Job's story is far from over--as noble as his words sound here, he goes on for about 40 more chapters, mourning and grieving and questioning God. God never explains WHY Job suffers such great loss, but God never abandons Job either. Job eventually comes to accept that he will never understand God's ways, but he still chooses to believe that God is good and merciful--whether you have 3,000 camels or zero.
In the very last chapter of the Book of Job (chapter 42), we read that the Lord restored the fortunes of Job, and among other things, in his old age he had 6,000 camels. I don't think God necessarily "poofed" them into existence instantaneously; Job probably had to work hard in order to rebuild all that he had lost. But the Lord blessed him in that work, and more importantly, I think, the Lord blessed him in his humble attitude; Job's consistent belief that God alone is the giver--and taker--of all good things.
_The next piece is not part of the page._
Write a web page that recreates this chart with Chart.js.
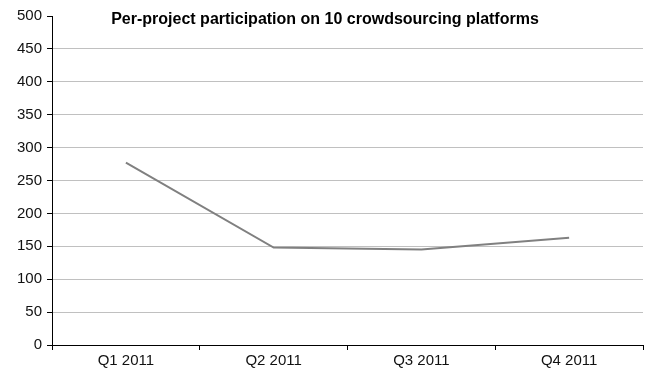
<!DOCTYPE html>
<html>
<head>
<meta charset="utf-8">
<script src="https://cdn.jsdelivr.net/npm/chart.js@4"></script>
<style>
  html, body { margin: 0; padding: 0; background: #fff; }
  #wrap { width: 659px; height: 379px; }
</style>
</head>
<body>
<div id="wrap"><canvas id="participation" width="659" height="379"></canvas></div>
<script>
const quarters = ['Q1 2011', 'Q2 2011', 'Q3 2011', 'Q4 2011'];
const participation = [277, 148, 145, 163];
const chartTitle = 'Per-project participation on 10 crowdsourcing platforms';

// title sits inside the plot area, so draw it by hand
const insideTitle = {
    id: 'insideTitle',
    afterDraw(chart) {
        const ctx = chart.ctx;
        ctx.save();
        ctx.font = 'bold 16px "Liberation Sans", Arial, sans-serif';
        ctx.fillStyle = '#000';
        ctx.textAlign = 'center';
        ctx.textBaseline = 'middle';
        ctx.fillText(chartTitle, 325, 20);
        ctx.restore();
    }
};

new Chart(document.getElementById('participation'), {
    type: 'line',
    data: {
        labels: quarters,
        datasets: [{
            data: participation,
            borderColor: '#808080',
            borderWidth: 2,
            pointRadius: 0,
            tension: 0,
        }]
    },
    options: {
        responsive: false,
        animation: false,
        layout: {
            padding: { top: 16, right: 16, bottom: 7, left: 12 }
        },
        plugins: {
            legend: { display: false },
            tooltip: { enabled: false },
        },
        scales: {
            x: {
                offset: true,
                grid: {
                    offset: true,
                    drawOnChartArea: false,
                    drawTicks: true,
                    tickLength: 5,
                    tickColor: '#000',
                },
                border: { display: true, color: '#000', width: 1 },
                ticks: {
                    color: '#111',
                    padding: 2,
                    font: { size: 15, family: '"Liberation Sans", Arial, sans-serif' },
                    maxRotation: 0,
                }
            },
            y: {
                min: 0,
                max: 500,
                grid: {
                    color: (c) => c.tick && c.tick.value === 500 ? 'rgba(0,0,0,0)' : '#c0c0c0',
                    tickColor: '#000',
                    tickLength: 5,
                },
                border: { display: true, color: '#000', width: 1 },
                ticks: {
                    stepSize: 50,
                    color: '#111',
                    padding: 5,
                    font: { size: 15, family: '"Liberation Sans", Arial, sans-serif' },
                }
            }
        }
    },
    plugins: [insideTitle],
});
</script>
</body>
</html>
This is a message of hope for many of us in the year 2020--a year of tremendous losses. Loss of employment, loss of investment, loss of community, and loss of life. We have a lot of rebuilding to do in the years to come--as a church, as a community, as a world. But we know that God blesses those efforts when we do our part and acknowledge where all of our resources come from, and to whom they all return in the end.
As you "count your camels" and take stock of your resources at the end of this challenging year, I hope you can still say, along with Job, "Blessed be the name of the Lord." And then consider all the ways in which you can still use whatever resources you have in service to God, to others, and a faith that does not waver through gain or through loss.